When inserting multiple rows of data, you may attempt inadvertently to insert rows that would be duplicates: that is to say, rows with the same value that is supposed to be unique. With the INSERT statement, you can add the IGNORE flag to indicate that duplicate rows should be ignored and not inserted. With the REPLACE statement, MySQL will replace the existing rows with the new data, or rather it will delete the existing rows and insert the new rows. As an alternative, you might want to keep the existing rows, but make a notation to them in each row. Such a situation is when INSERT...ON DUPLICATE KEY UPDATE is useful. This will make more sense with an example.

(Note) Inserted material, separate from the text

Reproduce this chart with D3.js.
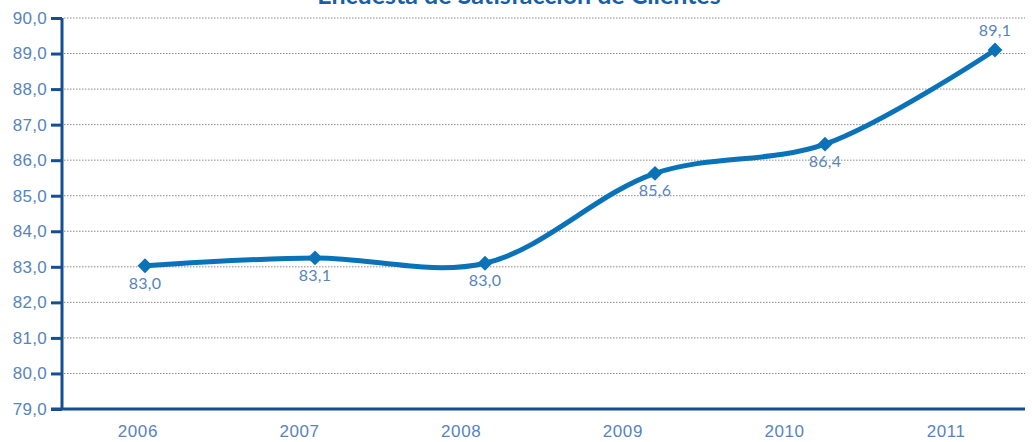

Suppose there is another bird-watchers website similar to ours that’s called Better Birders. Because that site has become inactive and the owner wants to close it, he contacts us and offers to redirect the site’s traffic to our domain if we’ll add its members to our membership. We accept this offer, so he gives us a plain-text file with a list of each member’s name and email address. There are a few ways we might import those names; some are covered in Chapter 15. But because some of the members of the other site may already be members of our site, we don’t want to import them and have duplicate entries. However, we do want to make note of those people as being members of the other site in case we want that information later. Let’s try using INSERT...ON DUPLICATE KEY UPDATE to do that. First we’ll add a column to indicate that a member came from the Better Birders site by using the ALTER TABLE statement like so:

ALTER TABLE humans
ADD COLUMN better_birders_site TINYINT DEFAULT 0;

This statement added a column named better_birders_site with a default value of 0. If someone is a member of the Better Birders site, we’ll set the column to 1. We’ll set the column to a value of 2 to indicate they are a member of both sites. Because two people can have the same name, we use the email address to determine whether a row is a duplicate. In the humans table, the email_address column is already set to UNIQUE. It will be the basis by which rows will be updated with the combined SQL statement we’ll use. With these factors in mind, let’s try to insert a few members:

INSERT INTO humans
(formal_title, name_first, name_last, email_address, better_birders_site)
VALUES('Mr','Barry','Pilson', 'barry@gomail.com', 1),
      ('Ms','Lexi','Hollar', 'alexandra@mysqlresources.com', 1),
      ('Mr','Ricky','Adams', 'ricky@gomail.com', 1)
ON DUPLICATE KEY
UPDATE better_birders_site = 2;

Because of the ON DUPLICATE KEY component, when there are rows with the same email address, the better_birders_site column will be set to 2. The rest will be inserted with their better_birders_site column set to 1. That’s what we wanted.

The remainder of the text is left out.